Eis que um dia ela levou-o para jantar em um bom restaurante nos jardins e logo após sentarem-se viram aproximar-se um senhor que chegando à sua mesa, dirigiu-se a ele e perguntou:

— Como vai Gervásio? Você aqui em São Paulo?! Ha quantos anos não nos vemos! Correu na cidade, que você havia morrido.

Vitor ficou pasmo, mudo, não conhecendo aquela pessoa. Francisca imediatamente pediu a ele que se sentasse e começou a fazer-lhe  perguntas.

— De onde você o conhece?

— De Montes Claros, no norte de Minas, onde eu e ele fomos criados.

— Ele tem família?

— Só o irmão Pedro, pois os pais faleceram em um acidente de carro, há mais de dez anos.

— Qual o nome todo dele?

— Que eu saiba, é Gervasio Nogueira. Eles, tinham uma fazenda em Canambi, no sul da Bahia, onde plantavam algodão e tinham criação de cavalos. Vocês deviam ir a Montes Claros para rever os fatos!

No dia seguinte, todos na Santa Casa tomaram conhecimento do ocorrido e sem exceção, ficaram extremamente felizes por Vitor, muito querido.

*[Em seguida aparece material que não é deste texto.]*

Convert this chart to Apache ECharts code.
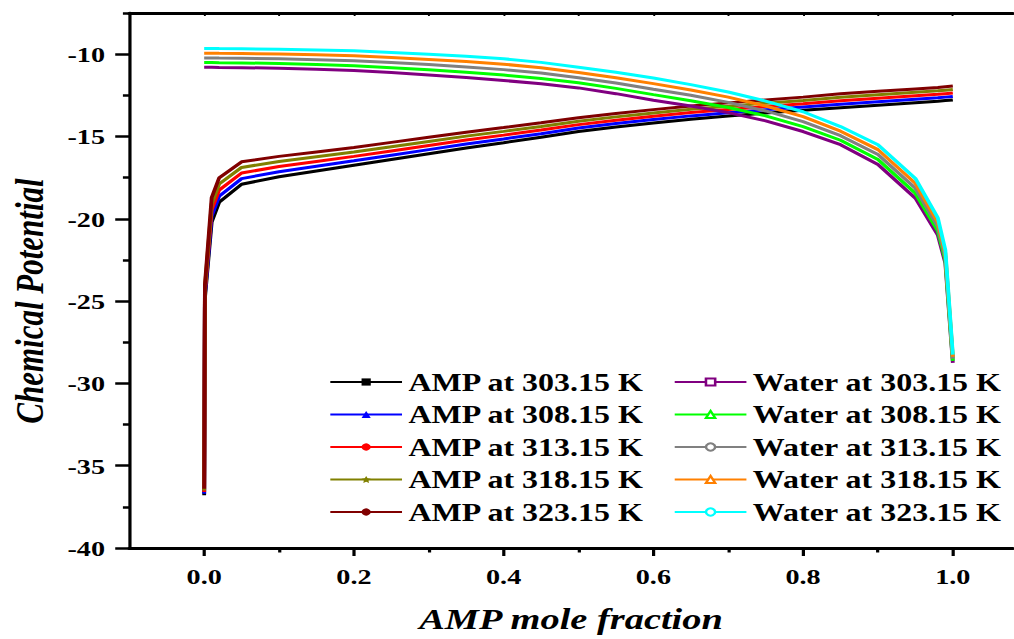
<!DOCTYPE html>
<html>
<head>
<meta charset="utf-8">
<script src="https://cdn.jsdelivr.net/npm/echarts@6/dist/echarts.min.js"></script>
<style>
html, body { margin: 0; padding: 0; background: #fff; overflow: hidden; }
#main { width: 792px; height: 639px; transform: scaleX(1.2803); transform-origin: 0 0; }
</style>
</head>
<body>
<div id="main"></div>
<script>
// AMP mole fraction
const xs = [0, 0.001, 0.01, 0.02, 0.05, 0.1, 0.15, 0.2, 0.25, 0.3, 0.35, 0.4, 0.45, 0.5, 0.55, 0.6, 0.65, 0.7, 0.75, 0.8, 0.85, 0.9, 0.95, 0.98, 0.99, 1.0];

const amp30315 = [-36.8, -24.8, -20.2, -19.0, -17.9, -17.45, -17.1, -16.75, -16.4, -16.05, -15.7, -15.38, -15.05, -14.7, -14.42, -14.18, -13.96, -13.76, -13.58, -13.41, -13.25, -13.1, -12.95, -12.86, -12.82, -12.78];
const amp30815 = [-36.7, -24.6, -19.83, -18.63, -17.56, -17.14, -16.81, -16.48, -16.14, -15.8, -15.46, -15.15, -14.83, -14.49, -14.21, -13.97, -13.75, -13.56, -13.38, -13.21, -13.04, -12.89, -12.74, -12.65, -12.61, -12.57];
const amp31315 = [-36.6, -24.4, -19.46, -18.26, -17.22, -16.83, -16.52, -16.21, -15.88, -15.55, -15.22, -14.92, -14.61, -14.28, -14.01, -13.77, -13.55, -13.36, -13.18, -13.01, -12.83, -12.68, -12.53, -12.44, -12.4, -12.36];
const amp31815 = [-36.5, -24.2, -19.09, -17.89, -16.88, -16.52, -16.23, -15.94, -15.62, -15.3, -14.98, -14.69, -14.39, -14.07, -13.81, -13.57, -13.35, -13.16, -12.98, -12.81, -12.62, -12.47, -12.32, -12.23, -12.19, -12.15];
const amp32315 = [-36.4, -24.0, -18.72, -17.52, -16.54, -16.21, -15.94, -15.67, -15.36, -15.05, -14.74, -14.46, -14.17, -13.86, -13.61, -13.37, -13.15, -12.96, -12.78, -12.61, -12.41, -12.26, -12.11, -12.02, -11.98, -11.94];

const water30315 = [-10.8, -10.8, -10.8, -10.81, -10.82, -10.86, -10.92, -11.0, -11.12, -11.26, -11.42, -11.6, -11.8, -12.05, -12.4, -12.8, -13.15, -13.55, -14.05, -14.7, -15.5, -16.7, -18.75, -21.0, -22.7, -28.75];
const water30815 = [-10.51, -10.51, -10.51, -10.52, -10.53, -10.57, -10.63, -10.7, -10.82, -10.95, -11.1, -11.27, -11.48, -11.74, -12.08, -12.46, -12.83, -13.24, -13.75, -14.4, -15.23, -16.4, -18.45, -20.74, -22.5, -28.63];
const water31315 = [-10.23, -10.23, -10.23, -10.24, -10.25, -10.28, -10.34, -10.4, -10.51, -10.63, -10.78, -10.94, -11.15, -11.43, -11.75, -12.13, -12.5, -12.93, -13.45, -14.1, -14.95, -16.1, -18.15, -20.48, -22.3, -28.5];
const water31815 = [-9.94, -9.94, -9.94, -9.95, -9.96, -9.99, -10.04, -10.1, -10.21, -10.32, -10.45, -10.61, -10.83, -11.11, -11.43, -11.79, -12.18, -12.61, -13.15, -13.8, -14.68, -15.8, -17.85, -20.21, -22.1, -28.38];
const water32315 = [-9.65, -9.65, -9.65, -9.66, -9.67, -9.7, -9.75, -9.8, -9.9, -10.0, -10.13, -10.28, -10.5, -10.8, -11.1, -11.45, -11.85, -12.3, -12.85, -13.5, -14.4, -15.5, -17.55, -19.95, -21.9, -28.25];

const ampNames = ['AMP at 303.15 K', 'AMP at 308.15 K', 'AMP at 313.15 K', 'AMP at 318.15 K', 'AMP at 323.15 K'];
const waterNames = ['Water at 303.15 K', 'Water at 308.15 K', 'Water at 313.15 K', 'Water at 318.15 K', 'Water at 323.15 K'];

const xMajorTicks = [0, 0.2, 0.4, 0.6, 0.8, 1.0];
const xMinorTicks = [0.1, 0.3, 0.5, 0.7, 0.9];
const xTopTicks = [0, 0.1, 0.2, 0.3, 0.4, 0.5, 0.6, 0.7, 0.8, 0.9, 1.0];
const yMajorTicks = [-40, -35, -30, -25, -20, -15, -10];
const yMinorTicks = [-37.5, -32.5, -27.5, -22.5, -17.5, -12.5, -7.5];

const FONT = 'Liberation Serif';
const starPath = 'path://M0,-10 L2.9,-4 L9.5,-3.1 L4.7,1.5 L5.9,8.1 L0,5 L-5.9,8.1 L-4.7,1.5 L-9.5,-3.1 L-2.9,-4 Z';

const ampData = [amp30315, amp30815, amp31315, amp31815, amp32315];
const waterData = [water30315, water30815, water31315, water31815, water32315];
const ampColors = ['#000000', '#0000ff', '#ff0000', '#808000', '#800000'];
const waterColors = ['#800080', '#00ff00', '#808080', '#ff8000', '#00ffff'];
const ampSymbols = ['rect', 'triangle', 'circle', starPath, 'circle'];
const waterSymbols = ['rect', 'triangle', 'circle', 'triangle', 'circle'];

function pairs(ys) { return xs.map((x, i) => [x, ys[i]]); }

const series = [];
ampData.forEach((ys, i) => {
  series.push({
    name: ampNames[i], type: 'line', data: pairs(ys),
    xAxisIndex: 0, yAxisIndex: 0,
    showSymbol: false, symbol: ampSymbols[i], symbolSize: 7,
    lineStyle: { color: ampColors[i], width: 3 },
    itemStyle: { color: ampColors[i] }
  });
});
waterData.forEach((ys, i) => {
  series.push({
    name: waterNames[i], type: 'line', data: pairs(ys),
    xAxisIndex: 0, yAxisIndex: 0,
    showSymbol: false, symbol: waterSymbols[i], symbolSize: 7,
    lineStyle: { color: waterColors[i], width: 3 },
    itemStyle: { color: '#ffffff', borderColor: waterColors[i], borderWidth: 1.5 }
  });
});

const legendText = { fontFamily: FONT, fontWeight: 'bold', fontSize: 25, lineHeight: 25, color: '#000' };

const chart = echarts.init(document.getElementById('main'), null, { renderer: 'svg' });
chart.setOption({
  animation: false,
  backgroundColor: '#fff',
  grid: { left: 101, right: 1, top: 13, bottom: 91, containLabel: false, outerBoundsMode: 'none' },
  legend: [
    { data: ampNames, orient: 'vertical', left: 257, top: 369.5, padding: 0,
      itemWidth: 56, itemHeight: 9, itemGap: 7.5, textStyle: legendText },
    { data: waterNames, orient: 'vertical', left: 526, top: 369.5, padding: 0,
      itemWidth: 56, itemHeight: 9, itemGap: 7.5, textStyle: legendText }
  ],
  xAxis: [
    { type: 'value', min: -0.1, max: 1.08, position: 'bottom',
      name: 'AMP mole fraction', nameLocation: 'middle', nameGap: 56,
      nameTextStyle: { fontFamily: FONT, fontWeight: 'bold', fontStyle: 'italic', fontSize: 30, color: '#000' },
      axisLine: { show: true, onZero: false, lineStyle: { color: '#000', width: 3 } },
      axisTick: { show: true, inside: false, length: 8, customValues: xMajorTicks, lineStyle: { color: '#000', width: 2.5 } },
      axisLabel: { customValues: xMajorTicks, formatter: v => v.toFixed(1), margin: 17,
        fontFamily: FONT, fontWeight: 'bold', fontSize: 22, color: '#000' },
      splitLine: { show: false } },
    { type: 'value', min: -0.1, max: 1.08, position: 'bottom',
      axisLine: { show: false, onZero: false },
      axisTick: { show: true, inside: false, length: 4.5, customValues: xMinorTicks, lineStyle: { color: '#000', width: 2.5 } },
      axisLabel: { show: false }, splitLine: { show: false } },
    { type: 'value', min: -0.1, max: 1.08, position: 'top',
      axisLine: { show: true, onZero: false, lineStyle: { color: '#000', width: 3 } },
      axisTick: { show: true, inside: true, length: 3, customValues: xTopTicks, lineStyle: { color: '#000', width: 1.5 } },
      axisLabel: { show: false }, splitLine: { show: false } }
  ],
  yAxis: [
    { type: 'value', min: -40, max: -7.5, position: 'left',
      axisLine: { show: true, onZero: false, lineStyle: { color: '#000', width: 2.5 } },
      axisTick: { show: true, inside: false, length: 11, customValues: yMajorTicks, lineStyle: { color: '#000', width: 2.5 } },
      axisLabel: { customValues: yMajorTicks, margin: 19, fontFamily: FONT, fontWeight: 'bold', fontSize: 22, color: '#000' },
      splitLine: { show: false } },
    { type: 'value', min: -40, max: -7.5, position: 'left',
      axisLine: { show: false, onZero: false },
      axisTick: { show: true, inside: false, length: 5, customValues: yMinorTicks, lineStyle: { color: '#000', width: 2.5 } },
      axisLabel: { show: false }, splitLine: { show: false } }
  ],
  graphic: [
    { type: 'text', x: 23, y: 301, rotation: Math.PI / 2,
      style: { text: 'Chemical Potential', x: 0, y: 0, align: 'center', verticalAlign: 'middle',
        fontFamily: FONT, fontWeight: 'bold', fontStyle: 'italic', fontSize: 31, fill: '#000' } }
  ],
  series: series
});
</script>
</body>
</html>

Francisca e Vitor, digo Gervásio, foram para Montes Claros e lá encontraram Pedro Nogueira, sua mulher e filhos. Pedro ficou realmente muito contente em ver o irmão vivo, pois todos haviam pensado em assassinato e sumiço do corpo, fato corriqueiro naquela região. Foram até Canambi, à sua fazenda, viram a plantação de algodão, os cavalos, nos quais ele, desde criança montava e muita coisa começou a vir à sua memória, inclusive brincadeiras de infância com o irmão. Pedro logo disse que metade da fazenda era dele, assim como os ganhos que havia adquirido neste últimos oito anos. Francisca tirou novos documentos de o jovem rapaz, após conseguir sua certidão de nascimento. Gervasio pediu ao irmão que continuasse a administrar a fazenda e que um dia viria ajuda-lo. Antes de partirem, Francisca fez uma última pergunta, se Gervasio não tinha nenhum compromisso amoroso, ao que Pedro respondeu:

— Ele tinha uma namorada, que se casou há uns três anos.

Gervasio e Francisca logo se casaram e ela dizia que esperou, mas encontrou o homem certo.

Se ele   recuperou toda sua memória é outra história, mas após o encontro com o irmão, começaram a surgir flashes positivos de lembranças antigas. Ha grandes chances de maior recuperação, mas entre eles, comenta-se que, o mais importante não é o passado, mas o presente, e o que está para vir!